-- START Raw data --
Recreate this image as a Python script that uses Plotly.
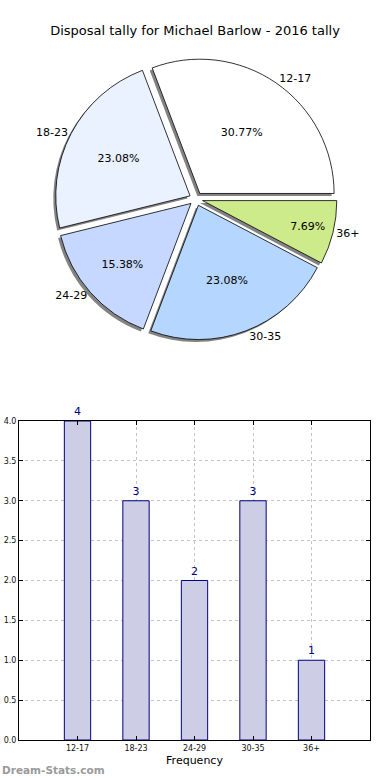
import plotly.graph_objects as go

categories = ["12-17", "18-23", "24-29", "30-35", "36+"]
counts = [4, 3, 2, 3, 1]
slice_colors = ["#ffffff", "#eaf1ff", "#c6d8ff", "#b4d6ff", "#ceeb8c"]
y_ticks = [0.0, 0.5, 1.0, 1.5, 2.0, 2.5, 3.0, 3.5, 4.0]

W, H = 390, 780
FONT = "DejaVu Sans"

# first slice starts at 3 o'clock, going counterclockwise (plotly: rotation marks end of first slice)
rot = 90 - 360 * counts[0] / sum(counts)

cx, cy, half = 196, 199, 141
def dom_x(c, h):
    return [(c - h) / W, (c + h) / W]
def dom_y(c, h):
    return [1 - (c + h) / H, 1 - (c - h) / H]

pull = [0.05] * len(counts)
common = dict(labels=categories, values=counts, sort=False,
              direction="counterclockwise", rotation=rot, pull=pull,
              showlegend=False)
fig = go.Figure()

# shadow
fig.add_trace(go.Pie(
    textinfo="none", hoverinfo="skip",
    marker=dict(colors=["rgba(90,90,90,0.75)"] * len(counts), line=dict(width=0)),
    domain=dict(x=dom_x(cx - 2.5, half), y=dom_y(cy + 2.5, half)), **common))
# main pie with percentages
fig.add_trace(go.Pie(
    textposition="inside", insidetextorientation="horizontal",
    texttemplate="%{percent:.2%}", textfont=dict(family=FONT, size=11, color="#000"),
    marker=dict(colors=slice_colors, line=dict(color="#000", width=0.8)),
    domain=dict(x=dom_x(cx, half), y=dom_y(cy, half)), **common))
# outside labels
fig.add_trace(go.Pie(
    textposition="outside", texttemplate="%{label}",
    textfont=dict(family=FONT, size=11, color="#000"), hoverinfo="skip",
    marker=dict(colors=["rgba(0,0,0,0)"] * len(counts), line=dict(width=0)),
    domain=dict(x=dom_x(cx, half), y=dom_y(cy, half)), **common))

# bar chart
fig.add_trace(go.Bar(
    x=list(range(len(categories))), y=counts, width=0.45,
    marker=dict(color="rgb(205,205,230)", line=dict(color="#000080", width=1)),
    text=[str(c) for c in counts], textposition="outside", cliponaxis=False,
    textfont=dict(family=FONT, size=11, color="#000080"), showlegend=False,
))

axis_common = dict(
    showline=True, linecolor="#000", linewidth=1, mirror="ticks",
    ticks="inside", ticklen=4, tickcolor="#000", automargin=False,
    showgrid=True, gridcolor="#c4c4c4", griddash="dot", gridwidth=1,
    zeroline=False, tickfont=dict(family=FONT, size=8, color="#111"),
)

fig.update_layout(
    width=W, height=H, margin=dict(l=0, r=0, t=0, b=0, autoexpand=False),
    paper_bgcolor="#fff", plot_bgcolor="#fff",
    font=dict(family=FONT, color="#000"),
    title=dict(text="Disposal tally for Michael Barlow - 2016 tally",
               x=0.5, xanchor="center", y=1 - 30 / H, yanchor="middle",
               font=dict(family=FONT, size=13, color="#000")),
    xaxis=dict(domain=[19 / W, 370 / W], range=[-1, 5],
               tickmode="array", tickvals=list(range(len(categories))),
               ticktext=categories,
               title=dict(text="Frequency", font=dict(family=FONT, size=11), standoff=4),
               **axis_common),
    yaxis=dict(domain=[1 - 740 / H, 1 - 421 / H], range=[0, 4],
               tickmode="array", tickvals=y_ticks,
               ticktext=[f"{v:.1f}" for v in y_ticks], **axis_common),
    annotations=[dict(text="<b>Dream-Stats.com</b>", xref="paper", yref="paper",
                      x=0, y=1 - 770 / H, xanchor="left", yanchor="middle",
                      showarrow=False,
                      font=dict(family=FONT, size=10.5, color="#9a9a9a"))],
)

fig.write_html("out.html", config={"displayModeBar": False},
               post_script="document.body.style.margin='0';document.body.style.overflow='hidden';")
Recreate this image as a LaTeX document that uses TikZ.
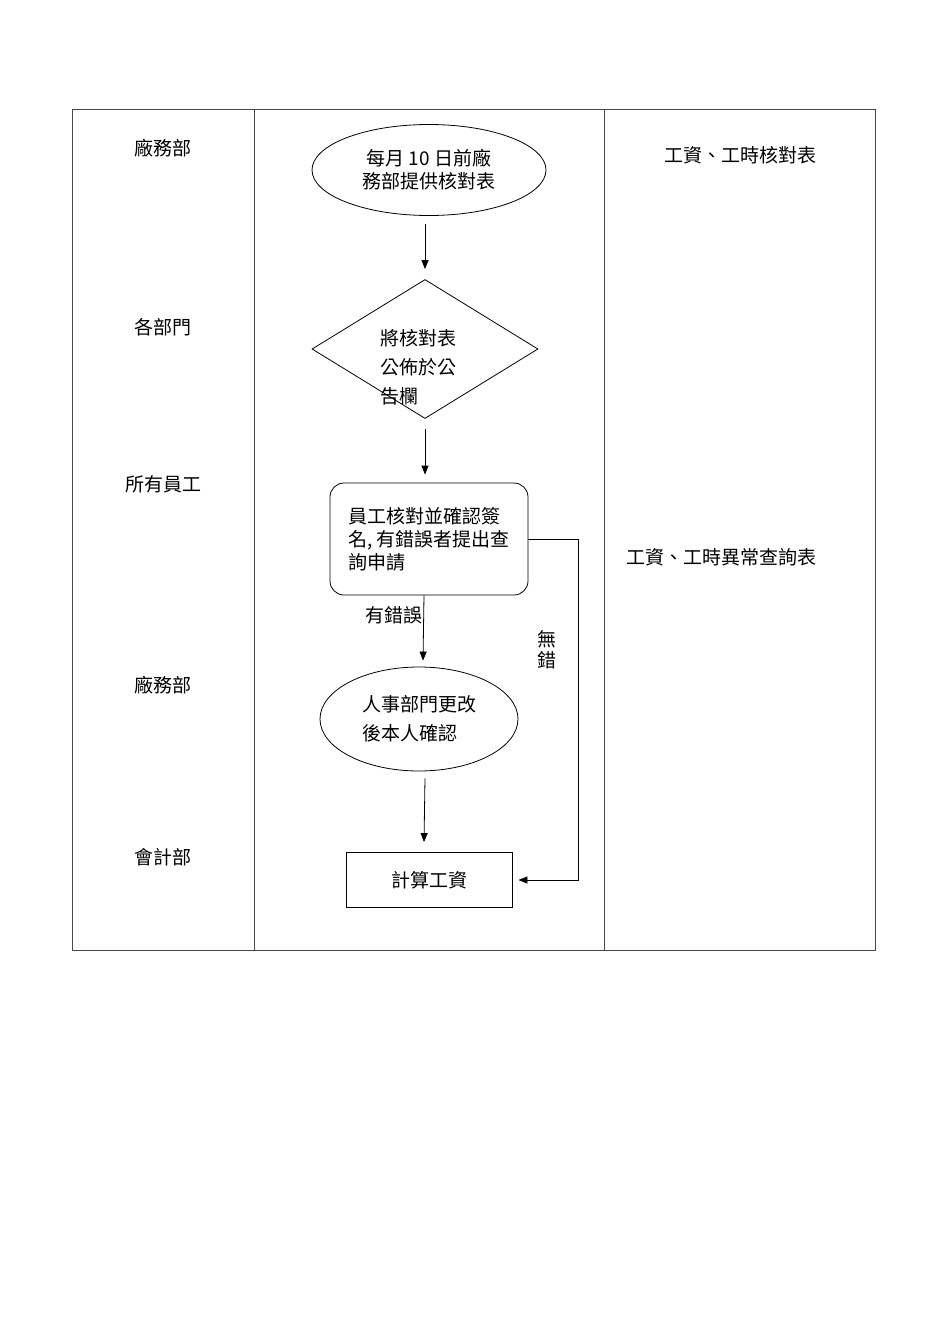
-- END Raw data --
Problem to work on — Reproduce the data verbatim. Do not carry any picture into the copy.

Output for this task —
Recreate this image as a Python script that uses Plotly.
import plotly.graph_objects as go

categories = ["12-17", "18-23", "24-29", "30-35", "36+"]
counts = [4, 3, 2, 3, 1]
slice_colors = ["#ffffff", "#eaf1ff", "#c6d8ff", "#b4d6ff", "#ceeb8c"]
y_ticks = [0.0, 0.5, 1.0, 1.5, 2.0, 2.5, 3.0, 3.5, 4.0]

W, H = 390, 780
FONT = "DejaVu Sans"

# first slice starts at 3 o'clock, going counterclockwise (plotly: rotation marks end of first slice)
rot = 90 - 360 * counts[0] / sum(counts)

cx, cy, half = 196, 199, 141
def dom_x(c, h):
    return [(c - h) / W, (c + h) / W]
def dom_y(c, h):
    return [1 - (c + h) / H, 1 - (c - h) / H]

pull = [0.05] * len(counts)
common = dict(labels=categories, values=counts, sort=False,
              direction="counterclockwise", rotation=rot, pull=pull,
              showlegend=False)
fig = go.Figure()

# shadow
fig.add_trace(go.Pie(
    textinfo="none", hoverinfo="skip",
    marker=dict(colors=["rgba(90,90,90,0.75)"] * len(counts), line=dict(width=0)),
    domain=dict(x=dom_x(cx - 2.5, half), y=dom_y(cy + 2.5, half)), **common))
# main pie with percentages
fig.add_trace(go.Pie(
    textposition="inside", insidetextorientation="horizontal",
    texttemplate="%{percent:.2%}", textfont=dict(family=FONT, size=11, color="#000"),
    marker=dict(colors=slice_colors, line=dict(color="#000", width=0.8)),
    domain=dict(x=dom_x(cx, half), y=dom_y(cy, half)), **common))
# outside labels
fig.add_trace(go.Pie(
    textposition="outside", texttemplate="%{label}",
    textfont=dict(family=FONT, size=11, color="#000"), hoverinfo="skip",
    marker=dict(colors=["rgba(0,0,0,0)"] * len(counts), line=dict(width=0)),
    domain=dict(x=dom_x(cx, half), y=dom_y(cy, half)), **common))

# bar chart
fig.add_trace(go.Bar(
    x=list(range(len(categories))), y=counts, width=0.45,
    marker=dict(color="rgb(205,205,230)", line=dict(color="#000080", width=1)),
    text=[str(c) for c in counts], textposition="outside", cliponaxis=False,
    textfont=dict(family=FONT, size=11, color="#000080"), showlegend=False,
))

axis_common = dict(
    showline=True, linecolor="#000", linewidth=1, mirror="ticks",
    ticks="inside", ticklen=4, tickcolor="#000", automargin=False,
    showgrid=True, gridcolor="#c4c4c4", griddash="dot", gridwidth=1,
    zeroline=False, tickfont=dict(family=FONT, size=8, color="#111"),
)

fig.update_layout(
    width=W, height=H, margin=dict(l=0, r=0, t=0, b=0, autoexpand=False),
    paper_bgcolor="#fff", plot_bgcolor="#fff",
    font=dict(family=FONT, color="#000"),
    title=dict(text="Disposal tally for Michael Barlow - 2016 tally",
               x=0.5, xanchor="center", y=1 - 30 / H, yanchor="middle",
               font=dict(family=FONT, size=13, color="#000")),
    xaxis=dict(domain=[19 / W, 370 / W], range=[-1, 5],
               tickmode="array", tickvals=list(range(len(categories))),
               ticktext=categories,
               title=dict(text="Frequency", font=dict(family=FONT, size=11), standoff=4),
               **axis_common),
    yaxis=dict(domain=[1 - 740 / H, 1 - 421 / H], range=[0, 4],
               tickmode="array", tickvals=y_ticks,
               ticktext=[f"{v:.1f}" for v in y_ticks], **axis_common),
    annotations=[dict(text="<b>Dream-Stats.com</b>", xref="paper", yref="paper",
                      x=0, y=1 - 770 / H, xanchor="left", yanchor="middle",
                      showarrow=False,
                      font=dict(family=FONT, size=10.5, color="#9a9a9a"))],
)

fig.write_html("out.html", config={"displayModeBar": False},
               post_script="document.body.style.margin='0';document.body.style.overflow='hidden';")
Recreate this image as a LaTeX document that uses TikZ.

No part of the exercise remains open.